E.A. Sports Today

Helping hand

Randall shows appreciation to Pine Hill CC, pro Etter for their part in cultivating White Plains’ golf success

By Al Muskewitz
East Alabama Sports Today

MOBILE – Pine Hill pro Cory Etter won’t get a championship ring for White Plains’ state title sweep in Tuesday, but Wildcats coach Chris Randall said he’s as much a part of the program’s success as anyone who made it happen on the golf course.

As a consolation prize, the Choccolocco area club’s members will get to spend a few days with the blue championship trophies, much the way Masters champions share the green jacket with their friends after they win in Augusta.

The White Plains boys and girls golf teams both won state titles Tuesday at the RTJ Trail-Magnolia Grove facility. The boys got nine holes in to finish off their first title with a 26-shot victory over Haleyville in Class 4A. The girls had their round wiped out by weather and were declared 4A-5A winners after their opening-round 241.

It was the first state championship for White Plains in any boys sport in school history. It was the first time since 2018 a school won both championships in the same year.

“When I think about the whole thing it has to start with someone like Cory, the owner at Pine Hill who fostered an atmosphere that welcomed the kids to the golf course,” Randall said.  A lot of times older folks will think kids are in the way and he never treated them like they were in the way.

“He treated them like they were important and they fell in love with the game. Pine Hill is home to them. It’s part of their upbringing. He made it fun for them and welcoming. He played a big role in both teams.

“He deserves a big thank you. What he did meant the world to us, and those trophies, they’re going to Pine Hill. We want all the old guys who meant so much to our players and our kids, we want them to spend some time with the trophies and get pictures with them over the next few days.”

Etter, who has been at Pine Hill since many of the current White Plains players were toddlers and took over as owner in 2017, said juniors are an important part of the course’s culture and those relationships start early.
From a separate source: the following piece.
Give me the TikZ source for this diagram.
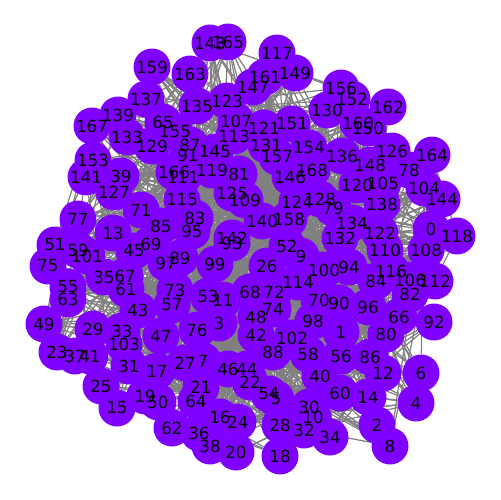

“I feel like I’ve had somewhat of a strong influence because I’ve watched them grow up,” he said. “I’ve had many battles on the golf course with each and every one of them. I feel like our members and our staff feel like they’re family. It’s just a tight knit thing.

“(Course superintendent) John and (brother) Rodney (Grubbs) have been at every tournament and every match they’ve had in this year; that’s the kind of warmth and care our guys have shown them. It says a lot about our employees but also says a lot about the team because they invited that atmosphere and they love it.”